PNG is the safe format for logos, screenshots, UI graphics and cutout product images because it is lossless and supports transparency. The downside is file size. A transparent product cutout or high-resolution screenshot can easily be several megabytes, especially if it contains many colors.
The wrong fix is converting every PNG to JPG. JPG may shrink the file, but it removes transparency and can make text edges fuzzy. If the image needs to sit on different backgrounds, you need to keep the alpha channel intact while reducing unnecessary pixel data.
Start with dimensions
Before compression, check whether the PNG is larger than it will ever be displayed. A 3000-pixel transparent logo used at 300 pixels wide is wasting space. Resize it to the largest real display size, plus a retina buffer if needed. This can reduce file size more than compression alone.

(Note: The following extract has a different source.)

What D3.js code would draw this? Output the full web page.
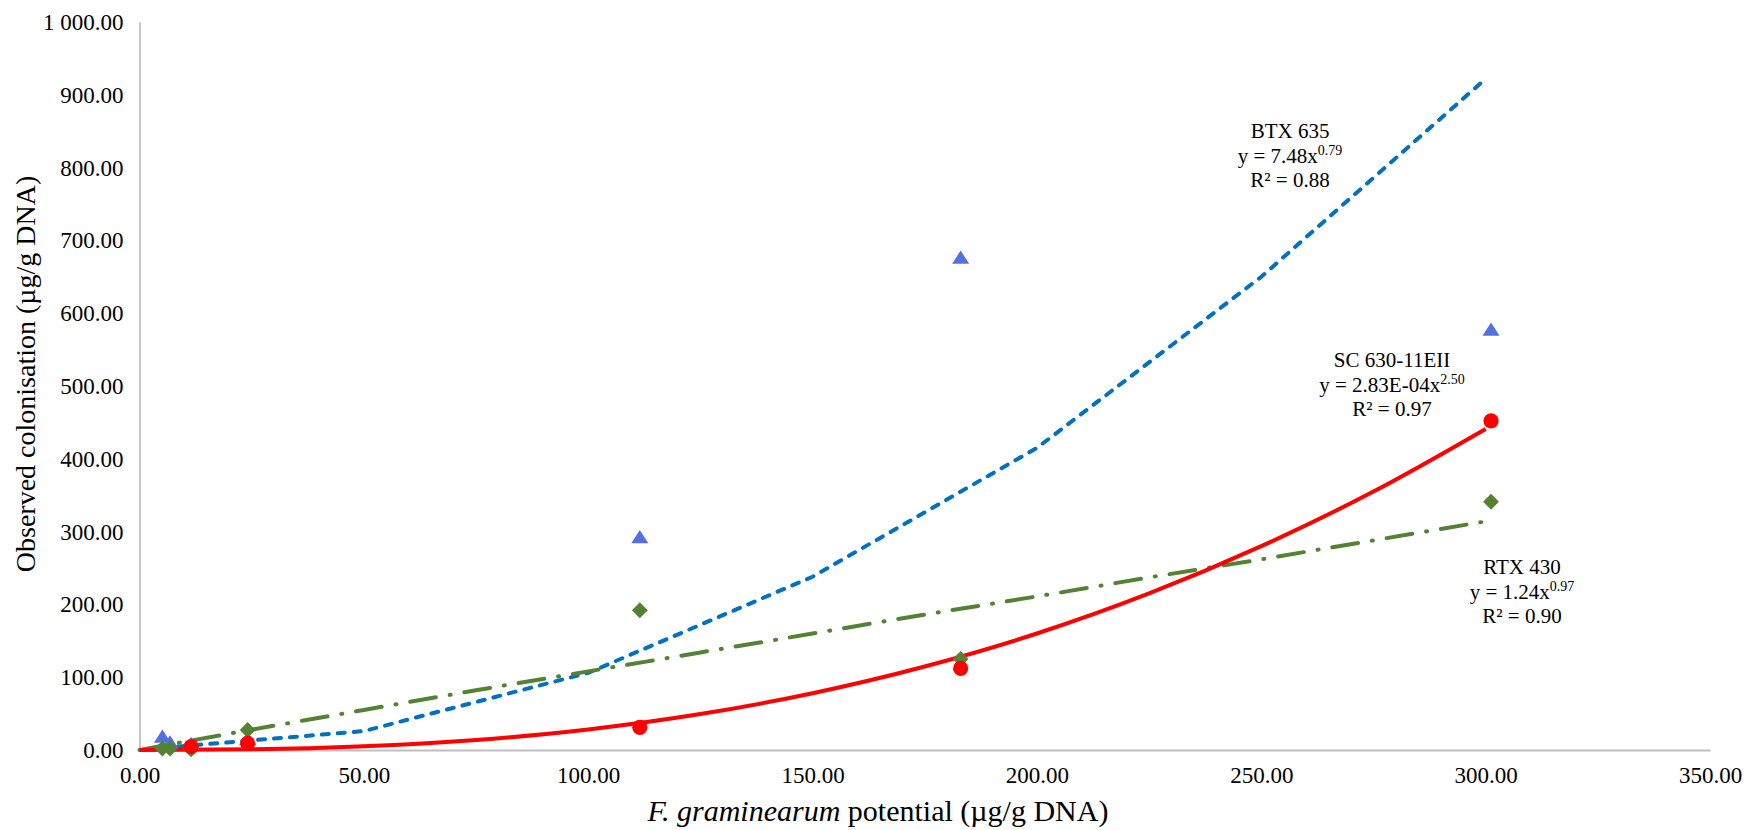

For screenshots, crop irrelevant browser chrome or empty space. PNG compresses flat areas well, but it still has to store every pixel. Removing unused borders, shadows and huge transparent padding can make a surprising difference.
Keep PNG or use WebP when allowed
If the destination supports WebP, converting a transparent PNG to WebP can produce a much smaller file while preserving transparency. This is often ideal for websites. If the destination specifically requires PNG, use PNG compression and resizing, not JPG conversion.
After compressing, place the file on both light and dark backgrounds to confirm the edges still look clean. Transparent images can hide problems on white pages. Checking against contrast reveals halos, jagged masks or accidental white fills before you publish.